The outlook revisions reflect Nanya Technology and Inotera`s improved profitability and decreased leverage in the fourth quarter of 2009. The outlook also reflects TRC`s expectation that improving cash flow generation and the companies` planned rights issues will enable Nanya Technology and Inotera to maintain adequate leverage commensurate with the ratings, despite anticipated high capital expenditures.

TRC noted recovering demand and refrained capital expenditures in the DRAM industry, partly as a result of stressed financial conditions at some DRAM markers, will largely support DRAM prices at current levels over the next 12 months. TRC expected Nanya Technology`s and Inotera`s production costs to decline along with their current technology migration. Accordingly, TRC believed the two companies will improve their profitability and cash flow in the next three to four quarters.

The rating affirmations reflect continued strong financial support provided by the FPG in process technology relative to its local peers`. Counterbalancing factors include the high-risk nature of the global DRAM industry, the two firms` high concentration on commodity products, their weak proprietary control of advance process technology, and high leverage.
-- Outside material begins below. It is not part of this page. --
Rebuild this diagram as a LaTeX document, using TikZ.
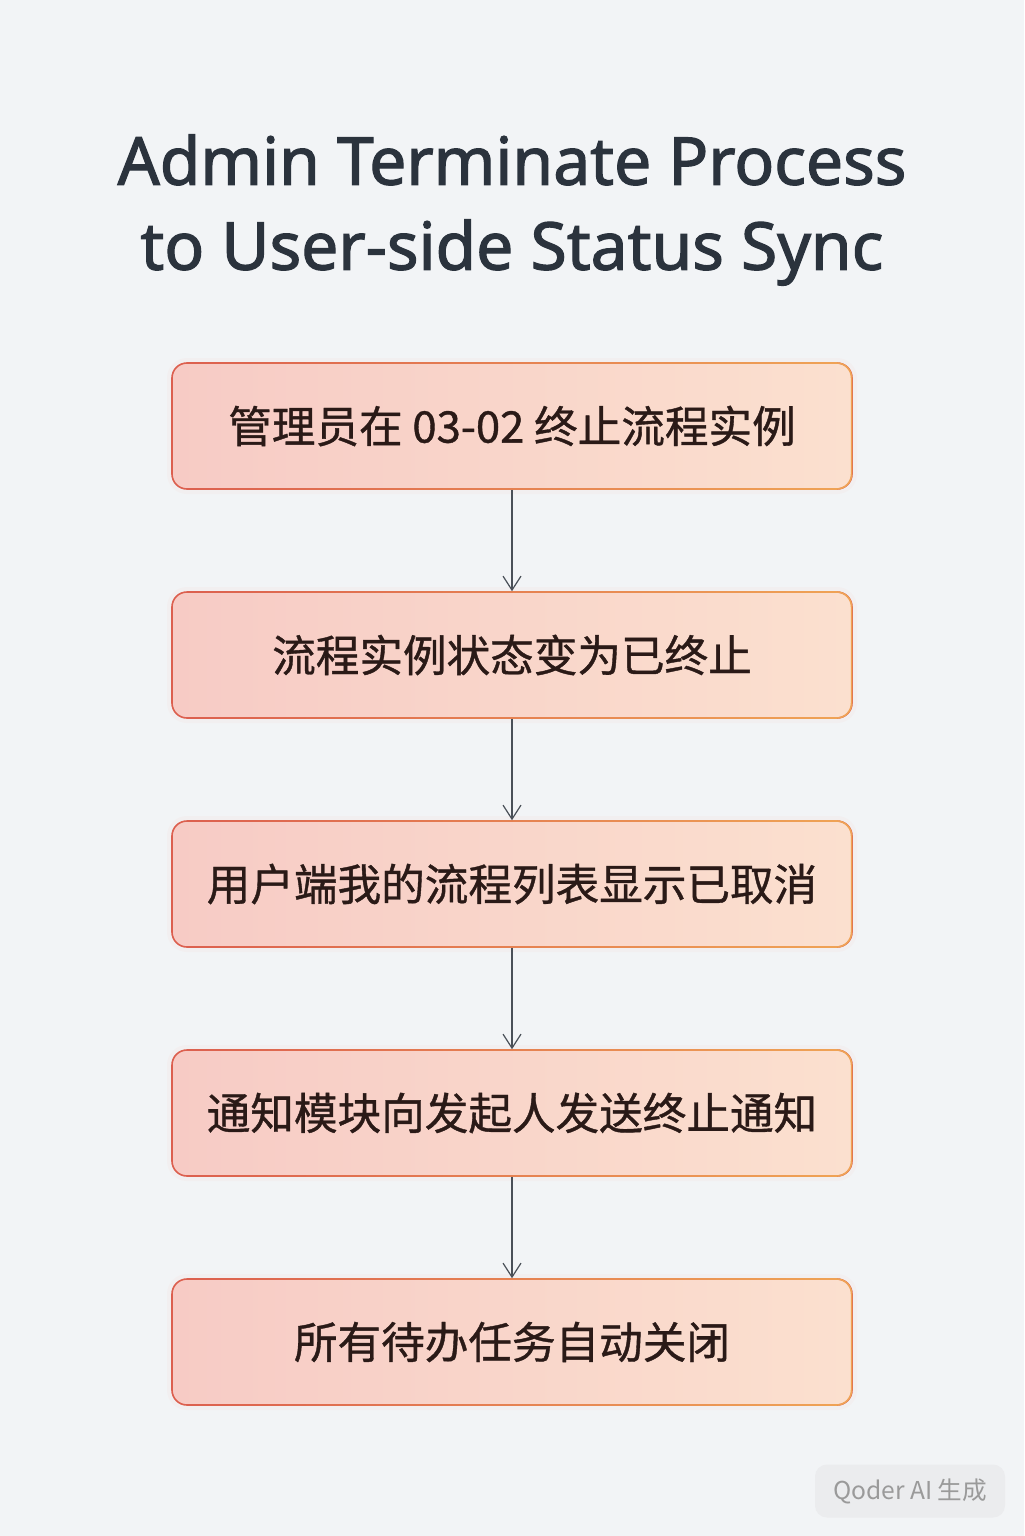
\documentclass[tikz,border=0pt]{standalone}
\usepackage{fontspec}
\setmainfont{Noto Sans}
\newfontfamily\titlefont[FakeBold=1.8]{Noto Sans}
\newfontfamily\cjk[FakeBold=0.9]{Noto Sans CJK SC}
\newfontfamily\cjkplain{Noto Sans CJK SC}
\usetikzlibrary{arrows.meta,fadings}

\definecolor{bgcol}{HTML}{F2F4F6}
\definecolor{titlecol}{HTML}{2B333D}
\definecolor{edgeL}{HTML}{DC5F4F}
\definecolor{edgeR}{HTML}{F0A556}
\definecolor{fillL}{HTML}{F7CBC5}
\definecolor{fillR}{HTML}{FBE0CF}
\definecolor{stepink}{HTML}{2A1A17}
\definecolor{arrowcol}{HTML}{4A5058}
\definecolor{wmfill}{HTML}{EBECEE}
\definecolor{wmink}{HTML}{9A9A9A}

\tikzfading[name=fade right, left color=transparent!100, right color=transparent!0]

\tikzset{
  stepbox/.style={rounded corners=7.5pt, minimum width=340pt, minimum height=63pt,
    draw=edgeL, line width=0.8pt, left color=fillL, right color=fillR,
    text=stepink, font=\cjk\fontsize{21.8pt}{26pt}\selectfont,
    preaction={draw=edgeL!30, line width=5pt, opacity=0.12},
    postaction={draw=edgeR, line width=0.8pt, path fading=fade right}},
  flow/.style={draw=arrowcol, line width=0.6pt, -{Straight Barb[length=7pt,width=9pt]}}
}

\begin{document}
\begin{tikzpicture}[x=0.5pt,y=-0.5pt]
    % Background
    \fill[bgcol] (0,0) rectangle (1024,1536);
    \useasboundingbox (0,0) rectangle (1024,1536);

    % Title
    \node[text=titlecol, align=center, font=\titlefont\fontsize{33pt}{42.5pt}\selectfont] (title) at (512,210)
        {Admin Terminate Process\\to User-side Status Sync};

    % Steps
    \node[stepbox] (s1) at (512,426) {管理员在 03-02 终止流程实例};
    \node[stepbox] (s2) at (512,655) {流程实例状态变为已终止};
    \node[stepbox] (s3) at (512,884) {用户端我的流程列表显示已取消};
    \node[stepbox] (s4) at (512,1113) {通知模块向发起人发送终止通知};
    \node[stepbox] (s5) at (512,1342) {所有待办任务自动关闭};

    % Arrows
    \draw[flow] (s1) -- (s2);
    \draw[flow] (s2) -- (s3);
    \draw[flow] (s3) -- (s4);
    \draw[flow] (s4) -- (s5);

    % Watermark
    \node[fill=wmfill, rounded corners=6pt, minimum width=95pt, minimum height=26.5pt,
        text=wmink, font=\cjkplain\fontsize{12.3pt}{14pt}\selectfont] (mark) at (910,1491) {Qoder AI 生成};
\end{tikzpicture}
\end{document}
Nanya Technology and Inotera have adequate liquidity backed by their affiliation with the FPG. At the end of 2009, Nanya Technology`s unused medium-term facilities included the NT$18 billion of loans it has secured in December 2009 compared with NT$16.7 billion in long-term debt due in one year. At the same time, Inotera had NT$5.38 billion of cash and liquid financial investments and short-term credit facilities including NT$11.5 billion and US$280 million, compared with NT$15.23 billion in long-term debt due in one year. Both companies` improving operating cash flow generation, planned rights issue and upcoming syndicated bank facilities should provide strong cushion for their liquidity over the next few months.